Exercise: Reproduce the data below in full and exclude every picture.

.....

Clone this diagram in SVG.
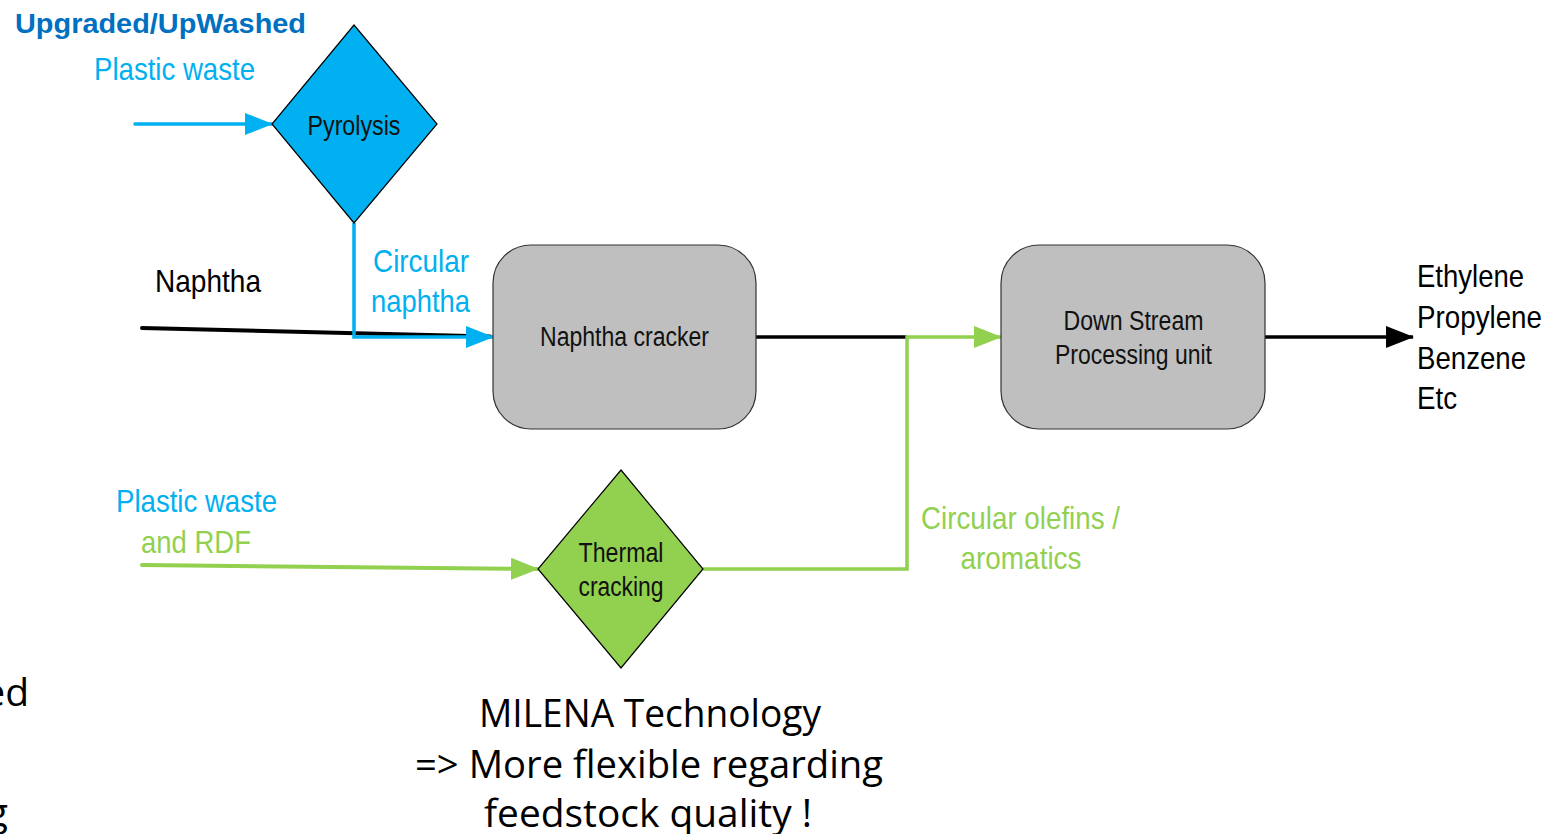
<svg xmlns="http://www.w3.org/2000/svg" width="1547" height="834" viewBox="0 0 1547 834">
<style>
  text { font-family: "Liberation Sans", Arial, sans-serif; }
  .n { font-size: 32px; }
  .blk { fill: #000; }
  .blue { fill: #00B0F0; }
  .green { fill: #92D050; }
  .lbl { font-size: 27px; fill: #111; }
  .big { font-family: "Open Sans", "Liberation Sans", sans-serif; font-size: 39px; fill: #000; }
  .box { fill: #BFBFBF; stroke: #333; stroke-width: 1.2; }
  .dia { stroke: #000; stroke-width: 1.2; }
  .conn { fill: none; }
</style>
<defs>
  <marker id="ab" markerUnits="userSpaceOnUse" markerWidth="28" markerHeight="22" refX="27" refY="11" orient="auto">
    <path d="M0,0 L28,11 L0,22 z" fill="#00B0F0"/>
  </marker>
  <marker id="ag" markerUnits="userSpaceOnUse" markerWidth="28" markerHeight="22" refX="27" refY="11" orient="auto">
    <path d="M0,0 L28,11 L0,22 z" fill="#92D050"/>
  </marker>
  <marker id="ak" markerUnits="userSpaceOnUse" markerWidth="28" markerHeight="22" refX="27" refY="11" orient="auto">
    <path d="M0,0 L28,11 L0,22 z" fill="#000"/>
  </marker>
</defs>

<g id="connectors" class="conn">
  <path d="M142,328 L490,336.5" stroke="#000" stroke-width="4" stroke-linecap="round"/>
  <path d="M135,124 H272" stroke="#00B0F0" stroke-width="3.5" stroke-linecap="round" marker-end="url(#ab)"/>
  <path d="M354,223 V337 H493" stroke="#00B0F0" stroke-width="3.5" marker-end="url(#ab)"/>
  <path d="M756,337 H907" stroke="#000" stroke-width="3.5"/>
  <path d="M703,569 H907 V337 H1001" stroke="#92D050" stroke-width="3.5" marker-end="url(#ag)"/>
  <path d="M142,565 L538,569" stroke="#92D050" stroke-width="4" stroke-linecap="round" marker-end="url(#ag)"/>
  <path d="M1265,337 H1413" stroke="#000" stroke-width="3.5" marker-end="url(#ak)"/>
</g>

<g id="pyrolysis">
  <polygon class="dia" points="354,25 437,124 354,223 272,124" fill="#00B0F0"/>
  <text class="lbl" x="354" y="135" text-anchor="middle" textLength="93" lengthAdjust="spacingAndGlyphs">Pyrolysis</text>
</g>

<g id="naphtha-cracker">
  <rect class="box" x="493" y="245" width="263" height="184" rx="38" ry="38"/>
  <text class="lbl" x="624.5" y="346" text-anchor="middle" textLength="169" lengthAdjust="spacingAndGlyphs">Naphtha cracker</text>
</g>

<g id="downstream">
  <rect class="box" x="1001" y="245" width="264" height="184" rx="38" ry="38"/>
  <text class="lbl" x="1133.5" y="330" text-anchor="middle" textLength="140" lengthAdjust="spacingAndGlyphs">Down Stream</text>
  <text class="lbl" x="1133.5" y="364" text-anchor="middle" textLength="157" lengthAdjust="spacingAndGlyphs">Processing unit</text>
</g>

<g id="thermal-cracking">
  <polygon class="dia" points="621,470 703,569 621,668 538,569" fill="#92D050"/>
  <text class="lbl" x="621" y="562" text-anchor="middle" textLength="85" lengthAdjust="spacingAndGlyphs">Thermal</text>
  <text class="lbl" x="621" y="596" text-anchor="middle" textLength="85" lengthAdjust="spacingAndGlyphs">cracking</text>
</g>

<g id="labels">
  <text x="15" y="33" font-size="27" font-weight="bold" fill="#0070C0" textLength="291" lengthAdjust="spacingAndGlyphs">Upgraded/UpWashed</text>
  <text class="n blue" x="94" y="80" textLength="161" lengthAdjust="spacingAndGlyphs">Plastic waste</text>
  <text class="n blk" x="155" y="292" font-size="33" textLength="106" lengthAdjust="spacingAndGlyphs">Naphtha</text>
  <text class="n blue" x="421" y="272" text-anchor="middle" textLength="96" lengthAdjust="spacingAndGlyphs">Circular</text>
  <text class="n blue" x="420.5" y="312" text-anchor="middle" textLength="99" lengthAdjust="spacingAndGlyphs">naphtha</text>
  <text class="n blk" x="1417" y="287" textLength="107" lengthAdjust="spacingAndGlyphs">Ethylene</text>
  <text class="n blk" x="1417" y="328" textLength="125" lengthAdjust="spacingAndGlyphs">Propylene</text>
  <text class="n blk" x="1417" y="369" textLength="109" lengthAdjust="spacingAndGlyphs">Benzene</text>
  <text class="n blk" x="1417" y="409" textLength="40" lengthAdjust="spacingAndGlyphs">Etc</text>
  <text class="n blue" x="116" y="512" textLength="161" lengthAdjust="spacingAndGlyphs">Plastic waste</text>
  <text class="n green" x="141" y="553" textLength="110" lengthAdjust="spacingAndGlyphs">and RDF</text>
  <text class="n green" x="921" y="529" textLength="199" lengthAdjust="spacingAndGlyphs">Circular olefins /</text>
  <text class="n green" x="1021" y="569" text-anchor="middle" textLength="121" lengthAdjust="spacingAndGlyphs">aromatics</text>
  <text class="big" x="650" y="727" text-anchor="middle" textLength="342" lengthAdjust="spacingAndGlyphs">MILENA Technology</text>
  <text class="big" x="649" y="778" text-anchor="middle" textLength="468" lengthAdjust="spacingAndGlyphs">=&gt; More flexible regarding</text>
  <text class="big" x="648" y="827" text-anchor="middle" textLength="328" lengthAdjust="spacingAndGlyphs">feedstock quality !</text>
  <text class="big" x="29" y="706" text-anchor="end">ed</text>
  <text class="big" x="8" y="826" text-anchor="end">g</text>
</g>
</svg>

.....

Solution:
Clone this diagram in SVG.
<svg xmlns="http://www.w3.org/2000/svg" width="1547" height="834" viewBox="0 0 1547 834">
<style>
  text { font-family: "Liberation Sans", Arial, sans-serif; }
  .n { font-size: 32px; }
  .blk { fill: #000; }
  .blue { fill: #00B0F0; }
  .green { fill: #92D050; }
  .lbl { font-size: 27px; fill: #111; }
  .big { font-family: "Open Sans", "Liberation Sans", sans-serif; font-size: 39px; fill: #000; }
  .box { fill: #BFBFBF; stroke: #333; stroke-width: 1.2; }
  .dia { stroke: #000; stroke-width: 1.2; }
  .conn { fill: none; }
</style>
<defs>
  <marker id="ab" markerUnits="userSpaceOnUse" markerWidth="28" markerHeight="22" refX="27" refY="11" orient="auto">
    <path d="M0,0 L28,11 L0,22 z" fill="#00B0F0"/>
  </marker>
  <marker id="ag" markerUnits="userSpaceOnUse" markerWidth="28" markerHeight="22" refX="27" refY="11" orient="auto">
    <path d="M0,0 L28,11 L0,22 z" fill="#92D050"/>
  </marker>
  <marker id="ak" markerUnits="userSpaceOnUse" markerWidth="28" markerHeight="22" refX="27" refY="11" orient="auto">
    <path d="M0,0 L28,11 L0,22 z" fill="#000"/>
  </marker>
</defs>

<g id="connectors" class="conn">
  <path d="M142,328 L490,336.5" stroke="#000" stroke-width="4" stroke-linecap="round"/>
  <path d="M135,124 H272" stroke="#00B0F0" stroke-width="3.5" stroke-linecap="round" marker-end="url(#ab)"/>
  <path d="M354,223 V337 H493" stroke="#00B0F0" stroke-width="3.5" marker-end="url(#ab)"/>
  <path d="M756,337 H907" stroke="#000" stroke-width="3.5"/>
  <path d="M703,569 H907 V337 H1001" stroke="#92D050" stroke-width="3.5" marker-end="url(#ag)"/>
  <path d="M142,565 L538,569" stroke="#92D050" stroke-width="4" stroke-linecap="round" marker-end="url(#ag)"/>
  <path d="M1265,337 H1413" stroke="#000" stroke-width="3.5" marker-end="url(#ak)"/>
</g>

<g id="pyrolysis">
  <polygon class="dia" points="354,25 437,124 354,223 272,124" fill="#00B0F0"/>
  <text class="lbl" x="354" y="135" text-anchor="middle" textLength="93" lengthAdjust="spacingAndGlyphs">Pyrolysis</text>
</g>

<g id="naphtha-cracker">
  <rect class="box" x="493" y="245" width="263" height="184" rx="38" ry="38"/>
  <text class="lbl" x="624.5" y="346" text-anchor="middle" textLength="169" lengthAdjust="spacingAndGlyphs">Naphtha cracker</text>
</g>

<g id="downstream">
  <rect class="box" x="1001" y="245" width="264" height="184" rx="38" ry="38"/>
  <text class="lbl" x="1133.5" y="330" text-anchor="middle" textLength="140" lengthAdjust="spacingAndGlyphs">Down Stream</text>
  <text class="lbl" x="1133.5" y="364" text-anchor="middle" textLength="157" lengthAdjust="spacingAndGlyphs">Processing unit</text>
</g>

<g id="thermal-cracking">
  <polygon class="dia" points="621,470 703,569 621,668 538,569" fill="#92D050"/>
  <text class="lbl" x="621" y="562" text-anchor="middle" textLength="85" lengthAdjust="spacingAndGlyphs">Thermal</text>
  <text class="lbl" x="621" y="596" text-anchor="middle" textLength="85" lengthAdjust="spacingAndGlyphs">cracking</text>
</g>

<g id="labels">
  <text x="15" y="33" font-size="27" font-weight="bold" fill="#0070C0" textLength="291" lengthAdjust="spacingAndGlyphs">Upgraded/UpWashed</text>
  <text class="n blue" x="94" y="80" textLength="161" lengthAdjust="spacingAndGlyphs">Plastic waste</text>
  <text class="n blk" x="155" y="292" font-size="33" textLength="106" lengthAdjust="spacingAndGlyphs">Naphtha</text>
  <text class="n blue" x="421" y="272" text-anchor="middle" textLength="96" lengthAdjust="spacingAndGlyphs">Circular</text>
  <text class="n blue" x="420.5" y="312" text-anchor="middle" textLength="99" lengthAdjust="spacingAndGlyphs">naphtha</text>
  <text class="n blk" x="1417" y="287" textLength="107" lengthAdjust="spacingAndGlyphs">Ethylene</text>
  <text class="n blk" x="1417" y="328" textLength="125" lengthAdjust="spacingAndGlyphs">Propylene</text>
  <text class="n blk" x="1417" y="369" textLength="109" lengthAdjust="spacingAndGlyphs">Benzene</text>
  <text class="n blk" x="1417" y="409" textLength="40" lengthAdjust="spacingAndGlyphs">Etc</text>
  <text class="n blue" x="116" y="512" textLength="161" lengthAdjust="spacingAndGlyphs">Plastic waste</text>
  <text class="n green" x="141" y="553" textLength="110" lengthAdjust="spacingAndGlyphs">and RDF</text>
  <text class="n green" x="921" y="529" textLength="199" lengthAdjust="spacingAndGlyphs">Circular olefins /</text>
  <text class="n green" x="1021" y="569" text-anchor="middle" textLength="121" lengthAdjust="spacingAndGlyphs">aromatics</text>
  <text class="big" x="650" y="727" text-anchor="middle" textLength="342" lengthAdjust="spacingAndGlyphs">MILENA Technology</text>
  <text class="big" x="649" y="778" text-anchor="middle" textLength="468" lengthAdjust="spacingAndGlyphs">=&gt; More flexible regarding</text>
  <text class="big" x="648" y="827" text-anchor="middle" textLength="328" lengthAdjust="spacingAndGlyphs">feedstock quality !</text>
  <text class="big" x="29" y="706" text-anchor="end">ed</text>
  <text class="big" x="8" y="826" text-anchor="end">g</text>
</g>
</svg>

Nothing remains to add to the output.